Arctic migrant flow, now in reverse
In October and November, almost 5000 asylym seekers made it across the Russian-Norwegian border and brought reception capacities in the small border town of Kirkenes to the brink of collapse.
Now, following a string of restrictive measures from Norwegian authorities, the migrant flow has come to a stop.
Since November 29th, not a single asylum seeker has made it to Storskog, the Norwegian border crossing point, information from the Norwegian police shows.
Instead, the flow of people is about to turn the other way.
According to the police, a total of 40 individuals were this weekend returned to Russia. And since the new restrictive legislation came into force on 25th November, about 90 people have been sent back across the border, a press release reads.

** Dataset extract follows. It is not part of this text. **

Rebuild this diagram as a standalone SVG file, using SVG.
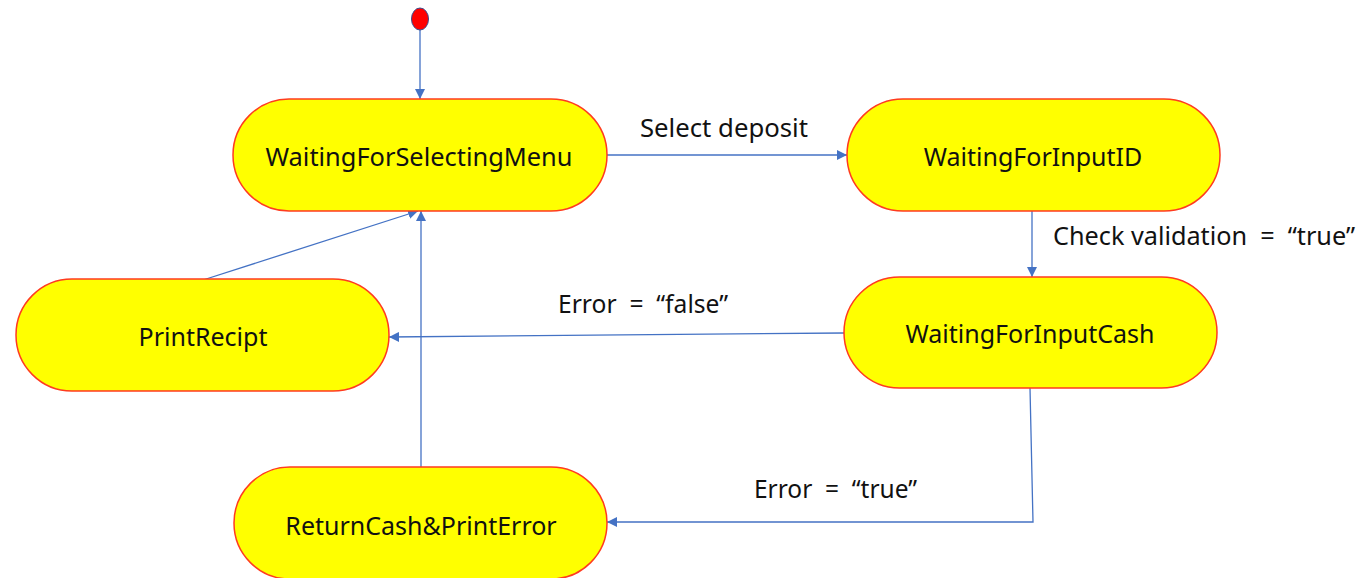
<svg xmlns="http://www.w3.org/2000/svg" width="1362" height="578" viewBox="0 0 1362 578">
<defs>
<style>
.node{fill:#FFFF00;stroke:#FF3B1F;stroke-width:1.5}
.lbl{font-family:"Noto Sans","Open Sans",sans-serif;font-size:25px;fill:#111;text-anchor:middle}
.elbl{font-family:"Noto Sans","Open Sans",sans-serif;font-size:25px;fill:#111;white-space:pre}
.conn{fill:none;stroke:#4472C4;stroke-width:1.3}
</style>
<marker id="arr" viewBox="0 0 10 10" refX="10" refY="5" markerWidth="10" markerHeight="10" markerUnits="userSpaceOnUse" orient="auto">
<path d="M0,0 L10,5 L0,10 z" fill="#4472C4"/>
</marker>
</defs>
<rect width="1362" height="578" fill="#FFFFFF"/>
<g id="connectors">
<line class="conn" x1="420" y1="30" x2="420" y2="99" marker-end="url(#arr)"/>
<line class="conn" x1="607" y1="155" x2="847" y2="155" marker-end="url(#arr)"/>
<line class="conn" x1="1032" y1="211" x2="1032" y2="277" marker-end="url(#arr)"/>
<line class="conn" x1="844" y1="333" x2="389" y2="337" marker-end="url(#arr)"/>
<line class="conn" x1="203" y1="280" x2="418" y2="211" marker-end="url(#arr)"/>
<line class="conn" x1="421" y1="467" x2="421" y2="211" marker-end="url(#arr)"/>
<polyline class="conn" points="1030,388 1033,522 607,522" marker-end="url(#arr)"/>
<text class="elbl" x="640" y="137" xml:space="preserve" textLength="168" lengthAdjust="spacingAndGlyphs">Select deposit</text>
<text class="elbl" x="1053" y="245" xml:space="preserve" textLength="302" lengthAdjust="spacingAndGlyphs">Check validation  =  “true”</text>
<text class="elbl" x="558" y="313" xml:space="preserve" textLength="170" lengthAdjust="spacingAndGlyphs">Error  =  “false”</text>
<text class="elbl" x="754" y="498" xml:space="preserve" textLength="163" lengthAdjust="spacingAndGlyphs">Error  =  “true”</text>
</g>
<g id="start">
<ellipse cx="420" cy="19" rx="8.5" ry="11" fill="#FF0000" stroke="#3A4A8C" stroke-width="1"/>
</g>
<g id="n-menu">
<rect class="node" x="233" y="99" width="374" height="112" rx="56"/>
<text class="lbl" x="419" y="166" textLength="307" lengthAdjust="spacingAndGlyphs">WaitingForSelectingMenu</text>
</g>
<g id="n-inputid">
<rect class="node" x="847" y="99" width="373" height="112" rx="56"/>
<text class="lbl" x="1033" y="166">WaitingForInputID</text>
</g>
<g id="n-inputcash">
<rect class="node" x="844" y="277" width="373" height="111" rx="55.5"/>
<text class="lbl" x="1030" y="343">WaitingForInputCash</text>
</g>
<g id="n-print">
<rect class="node" x="16" y="279" width="373" height="112" rx="56"/>
<text class="lbl" x="203" y="346">PrintRecipt</text>
</g>
<g id="n-return">
<rect class="node" x="234" y="467" width="373" height="112" rx="56"/>
<text class="lbl" x="421" y="535">ReturnCash&amp;PrintError</text>
</g>
</svg>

Everyone had legal residence in Russia, the police says.
Furthermore, everyone were sent back by bicycle.
Local police confirms to Sør-Varanger Avis that the same bikes previously used for entry to Norway are now used for exit.
Travellers are not allowed to cross the border by foot.
As previously reported, police in charge of Norway’s immigration control on 30th November informed Russian Border Service FSB that no migrants would be allowed to cross the borderline unless they hold a valid visa to Norway or Schengen.
Police officers were subsequently placed on the borderline for identity check of travelers.
On November 25th, the Norwegian Ministry of Justice instructed the Directorate of Immigration to reject applications from everyone with resident papers in Russia arriving over the Storskog border crossing point.